What to do =>
Take the lines of the data below from the very first through the line containing "import plotly.graph_objects as go" and output them exactly, pictures excluded.

Supplied data =>
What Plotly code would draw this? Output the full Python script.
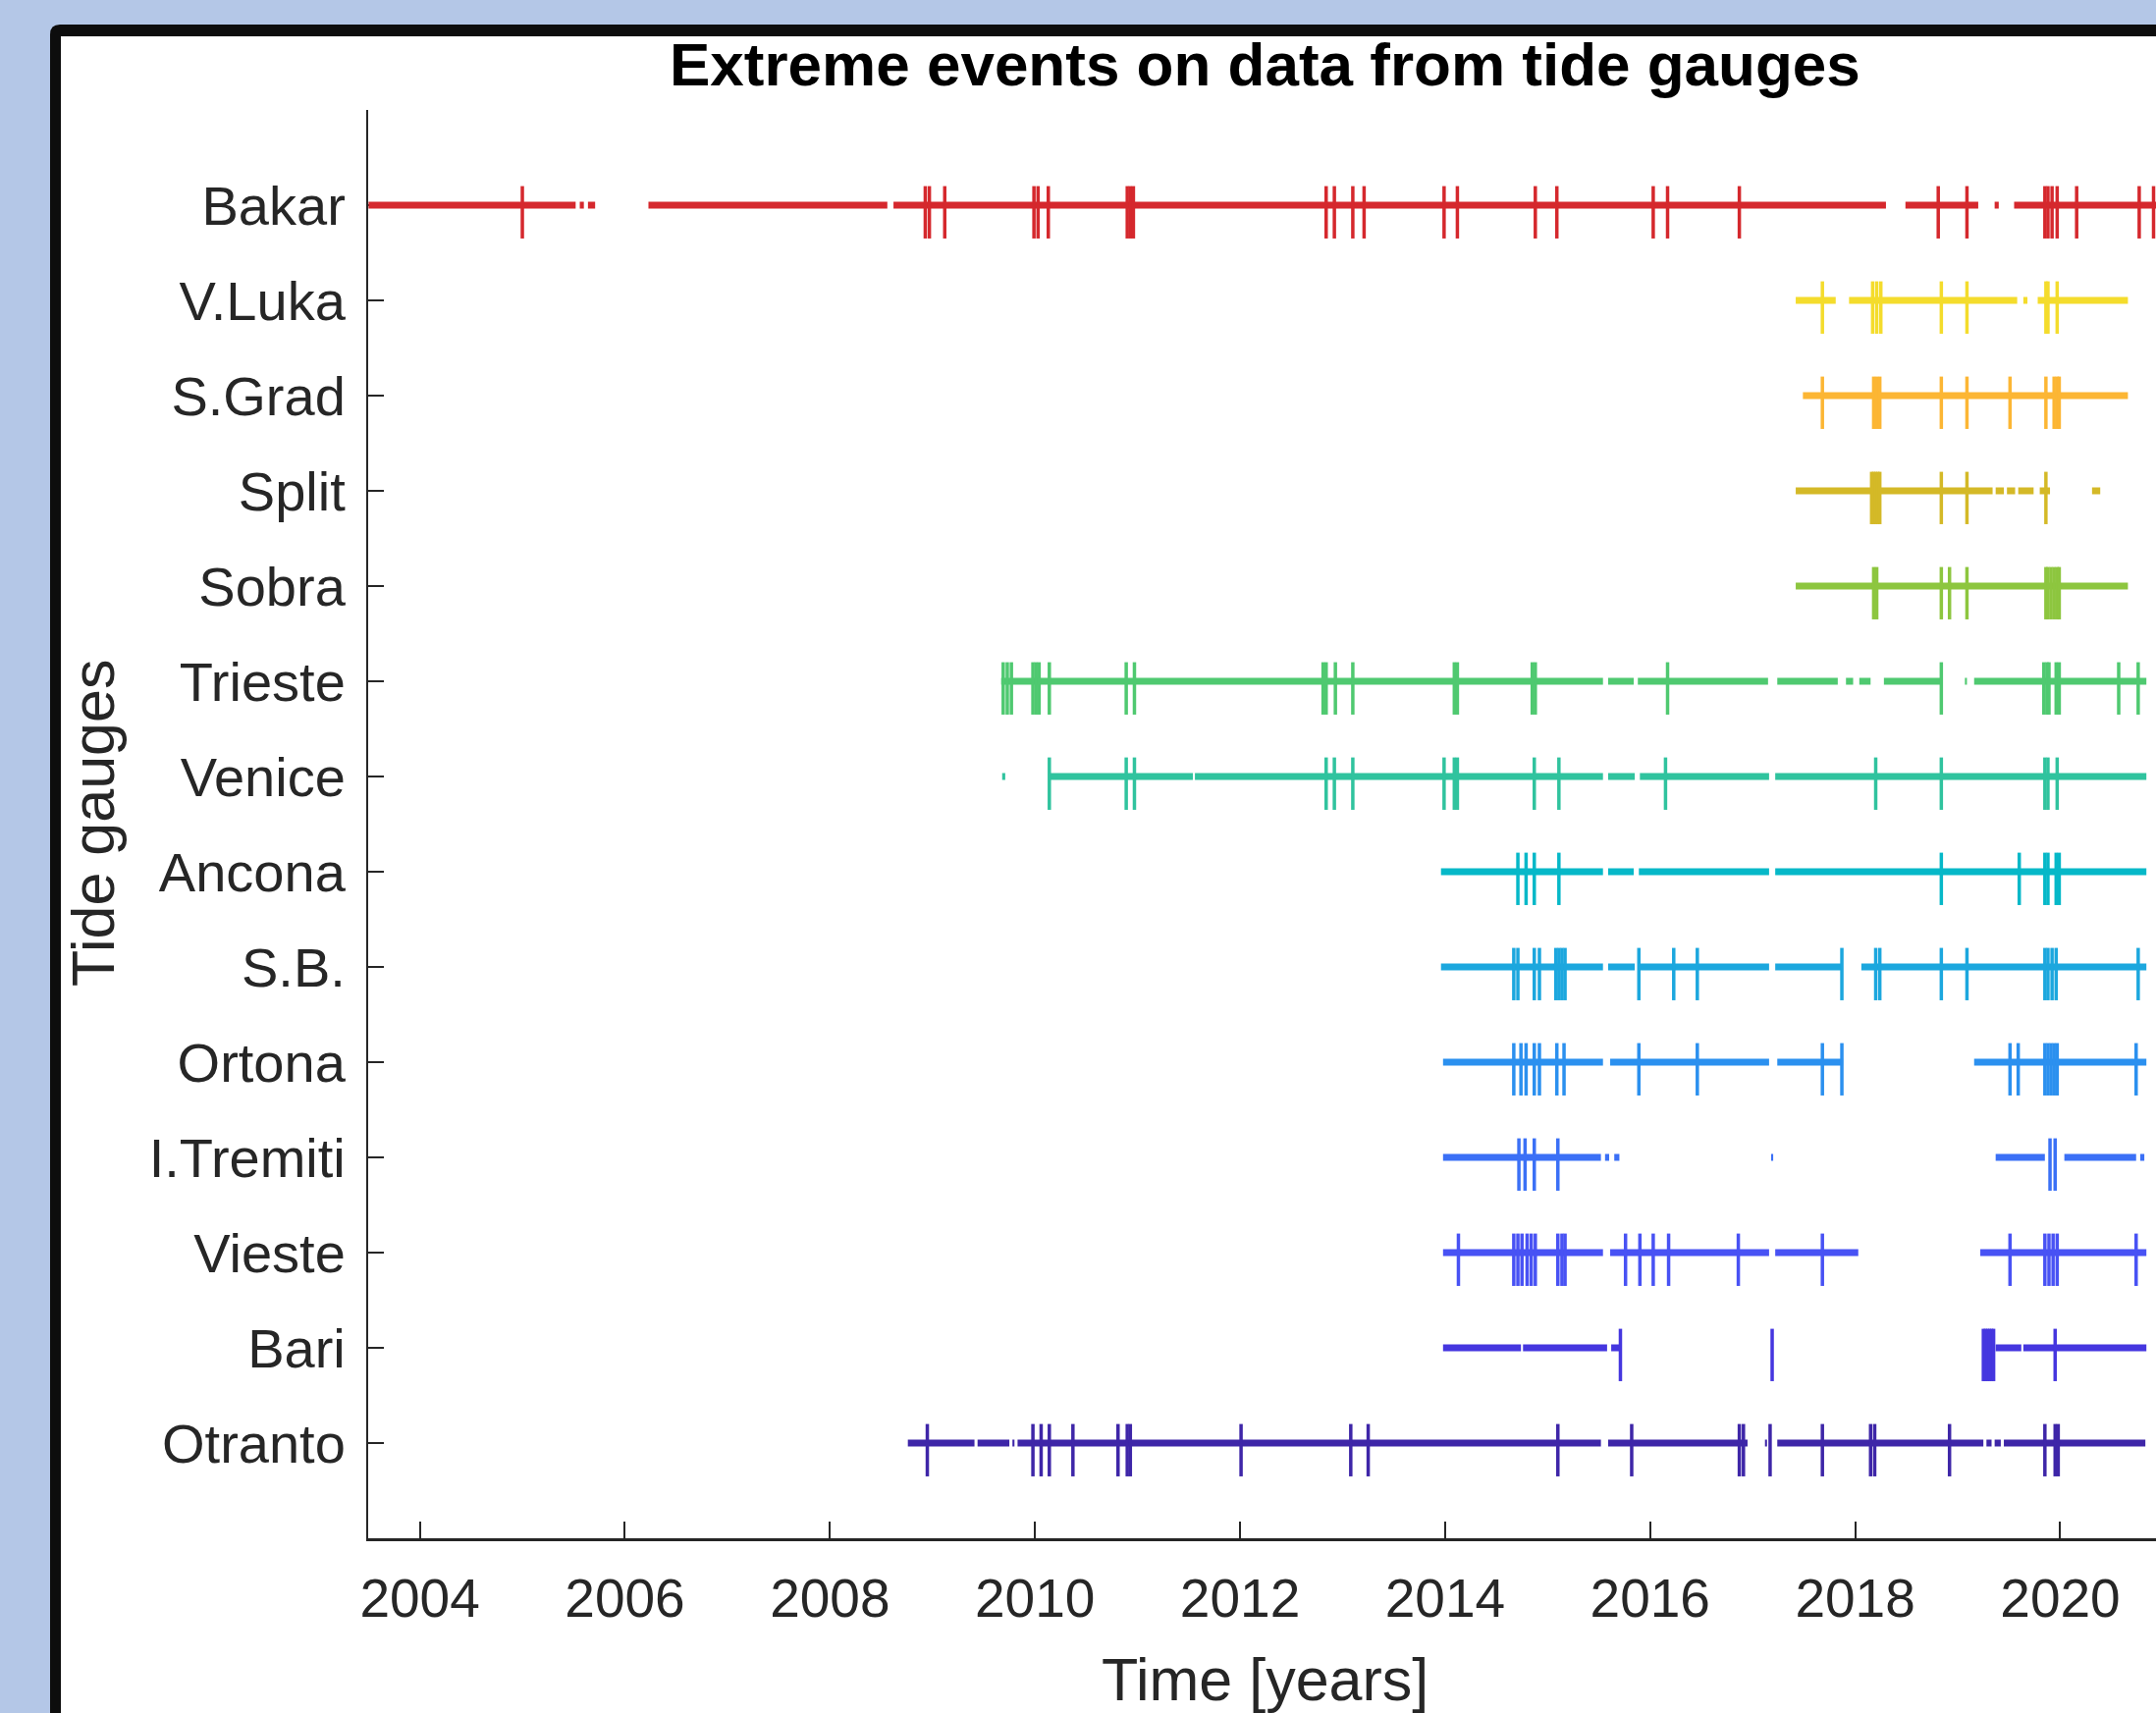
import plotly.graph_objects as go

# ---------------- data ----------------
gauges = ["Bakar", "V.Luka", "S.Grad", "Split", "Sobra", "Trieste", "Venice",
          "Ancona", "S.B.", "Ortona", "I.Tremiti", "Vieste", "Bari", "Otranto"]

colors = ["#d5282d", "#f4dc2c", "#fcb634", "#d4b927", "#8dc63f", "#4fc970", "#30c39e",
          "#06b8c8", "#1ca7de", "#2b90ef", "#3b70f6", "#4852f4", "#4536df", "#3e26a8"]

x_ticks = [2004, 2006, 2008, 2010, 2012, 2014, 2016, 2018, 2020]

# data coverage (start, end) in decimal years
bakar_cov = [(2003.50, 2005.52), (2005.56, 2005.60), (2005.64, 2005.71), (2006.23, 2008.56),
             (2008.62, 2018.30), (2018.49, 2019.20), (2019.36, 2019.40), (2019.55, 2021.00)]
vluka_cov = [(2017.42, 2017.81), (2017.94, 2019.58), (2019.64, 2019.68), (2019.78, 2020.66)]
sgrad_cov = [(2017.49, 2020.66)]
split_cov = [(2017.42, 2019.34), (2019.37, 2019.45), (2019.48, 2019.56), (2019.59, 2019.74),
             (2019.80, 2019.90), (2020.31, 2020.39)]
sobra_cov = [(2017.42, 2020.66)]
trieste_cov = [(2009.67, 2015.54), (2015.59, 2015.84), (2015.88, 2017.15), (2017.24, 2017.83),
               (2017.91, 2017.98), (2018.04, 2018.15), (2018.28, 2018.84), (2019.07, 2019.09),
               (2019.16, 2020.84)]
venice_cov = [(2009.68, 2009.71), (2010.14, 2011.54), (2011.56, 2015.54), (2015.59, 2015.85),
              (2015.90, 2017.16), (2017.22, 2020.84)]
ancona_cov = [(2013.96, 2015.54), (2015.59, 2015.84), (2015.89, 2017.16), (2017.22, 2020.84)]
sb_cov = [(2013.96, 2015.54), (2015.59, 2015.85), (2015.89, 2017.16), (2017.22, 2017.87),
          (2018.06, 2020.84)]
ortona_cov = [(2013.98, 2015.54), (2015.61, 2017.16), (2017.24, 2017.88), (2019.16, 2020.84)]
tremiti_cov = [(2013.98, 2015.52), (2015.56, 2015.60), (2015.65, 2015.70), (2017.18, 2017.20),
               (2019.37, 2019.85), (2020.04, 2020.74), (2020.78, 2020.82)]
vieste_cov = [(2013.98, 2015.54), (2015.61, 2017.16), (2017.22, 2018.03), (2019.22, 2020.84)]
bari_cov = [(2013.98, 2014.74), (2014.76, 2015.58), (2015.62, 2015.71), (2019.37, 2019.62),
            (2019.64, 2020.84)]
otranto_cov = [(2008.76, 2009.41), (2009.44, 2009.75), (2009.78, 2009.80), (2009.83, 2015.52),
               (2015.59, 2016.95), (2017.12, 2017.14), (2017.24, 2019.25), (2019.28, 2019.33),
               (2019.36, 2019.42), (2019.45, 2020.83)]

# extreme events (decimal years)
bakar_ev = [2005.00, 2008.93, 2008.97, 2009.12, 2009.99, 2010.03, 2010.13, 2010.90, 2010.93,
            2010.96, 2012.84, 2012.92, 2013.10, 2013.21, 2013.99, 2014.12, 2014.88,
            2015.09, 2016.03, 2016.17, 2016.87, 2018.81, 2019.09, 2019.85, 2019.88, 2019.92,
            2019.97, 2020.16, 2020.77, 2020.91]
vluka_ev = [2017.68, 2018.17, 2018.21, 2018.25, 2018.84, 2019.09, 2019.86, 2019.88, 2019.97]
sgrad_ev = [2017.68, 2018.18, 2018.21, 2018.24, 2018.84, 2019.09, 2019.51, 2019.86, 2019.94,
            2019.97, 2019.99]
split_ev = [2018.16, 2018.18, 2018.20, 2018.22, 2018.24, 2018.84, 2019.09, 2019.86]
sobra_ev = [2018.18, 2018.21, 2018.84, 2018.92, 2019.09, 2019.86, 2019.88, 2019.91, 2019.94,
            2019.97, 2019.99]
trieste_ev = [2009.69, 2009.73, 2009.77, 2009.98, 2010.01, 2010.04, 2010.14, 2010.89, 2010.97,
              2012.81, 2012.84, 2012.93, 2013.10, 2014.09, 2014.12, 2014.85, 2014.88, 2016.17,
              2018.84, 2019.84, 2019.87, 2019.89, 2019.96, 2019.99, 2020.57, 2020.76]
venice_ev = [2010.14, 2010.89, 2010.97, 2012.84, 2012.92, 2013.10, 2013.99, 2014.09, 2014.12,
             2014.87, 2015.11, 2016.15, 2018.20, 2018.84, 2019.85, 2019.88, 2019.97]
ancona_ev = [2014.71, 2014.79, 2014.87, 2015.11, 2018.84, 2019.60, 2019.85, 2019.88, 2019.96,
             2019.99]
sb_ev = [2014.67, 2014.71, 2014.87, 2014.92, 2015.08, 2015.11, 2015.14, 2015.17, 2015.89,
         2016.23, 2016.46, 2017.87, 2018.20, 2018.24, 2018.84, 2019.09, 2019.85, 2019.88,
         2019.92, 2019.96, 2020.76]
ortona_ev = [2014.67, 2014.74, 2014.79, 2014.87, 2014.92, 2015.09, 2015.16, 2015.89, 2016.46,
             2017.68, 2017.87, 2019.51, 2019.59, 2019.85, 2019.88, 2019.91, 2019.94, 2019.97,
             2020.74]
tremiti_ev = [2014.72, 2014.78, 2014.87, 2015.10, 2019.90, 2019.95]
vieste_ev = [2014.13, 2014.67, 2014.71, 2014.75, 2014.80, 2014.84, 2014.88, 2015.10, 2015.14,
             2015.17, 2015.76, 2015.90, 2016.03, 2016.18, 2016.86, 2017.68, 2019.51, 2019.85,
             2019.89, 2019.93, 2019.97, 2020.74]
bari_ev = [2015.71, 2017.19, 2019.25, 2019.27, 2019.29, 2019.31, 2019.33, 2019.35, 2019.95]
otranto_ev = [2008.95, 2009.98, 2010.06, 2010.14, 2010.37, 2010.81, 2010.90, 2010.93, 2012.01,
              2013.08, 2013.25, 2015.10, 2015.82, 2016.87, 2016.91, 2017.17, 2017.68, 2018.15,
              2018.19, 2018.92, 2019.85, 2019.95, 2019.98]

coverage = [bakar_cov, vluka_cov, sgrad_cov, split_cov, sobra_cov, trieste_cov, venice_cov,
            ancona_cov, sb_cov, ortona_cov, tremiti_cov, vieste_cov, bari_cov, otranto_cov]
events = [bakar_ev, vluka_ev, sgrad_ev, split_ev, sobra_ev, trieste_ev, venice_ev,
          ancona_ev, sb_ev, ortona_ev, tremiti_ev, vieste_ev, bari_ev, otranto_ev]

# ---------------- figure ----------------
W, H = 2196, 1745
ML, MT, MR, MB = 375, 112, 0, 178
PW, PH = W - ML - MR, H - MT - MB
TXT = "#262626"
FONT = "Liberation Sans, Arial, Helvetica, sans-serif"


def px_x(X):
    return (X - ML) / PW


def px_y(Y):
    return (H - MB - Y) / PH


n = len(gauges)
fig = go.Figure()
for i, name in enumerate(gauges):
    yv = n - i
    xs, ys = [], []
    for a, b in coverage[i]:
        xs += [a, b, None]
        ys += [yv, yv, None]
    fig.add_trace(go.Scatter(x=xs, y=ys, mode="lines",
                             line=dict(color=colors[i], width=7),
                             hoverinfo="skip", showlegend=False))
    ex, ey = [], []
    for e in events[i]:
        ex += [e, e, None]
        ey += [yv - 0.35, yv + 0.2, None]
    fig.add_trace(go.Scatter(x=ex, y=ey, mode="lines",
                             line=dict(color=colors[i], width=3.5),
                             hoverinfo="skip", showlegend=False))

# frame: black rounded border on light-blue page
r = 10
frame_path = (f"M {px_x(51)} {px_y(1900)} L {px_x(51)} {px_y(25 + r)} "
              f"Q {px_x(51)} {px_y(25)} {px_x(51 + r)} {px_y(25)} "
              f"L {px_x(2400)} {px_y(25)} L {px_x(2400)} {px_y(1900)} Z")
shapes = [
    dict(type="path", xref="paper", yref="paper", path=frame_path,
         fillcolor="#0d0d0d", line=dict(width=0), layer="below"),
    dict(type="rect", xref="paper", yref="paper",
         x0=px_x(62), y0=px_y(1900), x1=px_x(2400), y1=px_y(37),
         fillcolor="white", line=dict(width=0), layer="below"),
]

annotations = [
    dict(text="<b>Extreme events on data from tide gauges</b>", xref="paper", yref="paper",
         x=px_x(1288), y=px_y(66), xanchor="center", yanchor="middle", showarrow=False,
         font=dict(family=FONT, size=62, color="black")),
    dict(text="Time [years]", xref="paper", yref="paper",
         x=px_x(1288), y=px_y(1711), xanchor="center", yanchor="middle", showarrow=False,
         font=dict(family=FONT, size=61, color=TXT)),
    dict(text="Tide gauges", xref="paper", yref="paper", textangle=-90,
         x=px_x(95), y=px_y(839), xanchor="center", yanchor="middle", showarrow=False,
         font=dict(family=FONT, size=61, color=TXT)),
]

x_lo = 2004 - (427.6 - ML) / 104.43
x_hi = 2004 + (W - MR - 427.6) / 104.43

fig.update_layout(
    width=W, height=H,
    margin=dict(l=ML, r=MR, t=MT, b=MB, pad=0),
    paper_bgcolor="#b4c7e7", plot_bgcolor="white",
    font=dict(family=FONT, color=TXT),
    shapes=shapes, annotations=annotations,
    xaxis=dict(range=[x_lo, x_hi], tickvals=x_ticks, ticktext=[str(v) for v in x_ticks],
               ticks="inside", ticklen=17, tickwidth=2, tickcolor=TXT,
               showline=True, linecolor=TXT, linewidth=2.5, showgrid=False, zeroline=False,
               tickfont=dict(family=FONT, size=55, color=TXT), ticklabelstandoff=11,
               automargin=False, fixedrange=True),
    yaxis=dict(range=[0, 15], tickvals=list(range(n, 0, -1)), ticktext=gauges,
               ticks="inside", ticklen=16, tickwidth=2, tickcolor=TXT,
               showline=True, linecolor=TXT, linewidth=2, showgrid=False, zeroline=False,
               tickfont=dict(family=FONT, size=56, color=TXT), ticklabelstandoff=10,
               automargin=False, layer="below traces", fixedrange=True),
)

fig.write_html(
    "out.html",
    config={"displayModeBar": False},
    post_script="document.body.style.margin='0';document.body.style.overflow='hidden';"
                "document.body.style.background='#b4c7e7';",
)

Output =>
What Plotly code would draw this? Output the full Python script.
import plotly.graph_objects as go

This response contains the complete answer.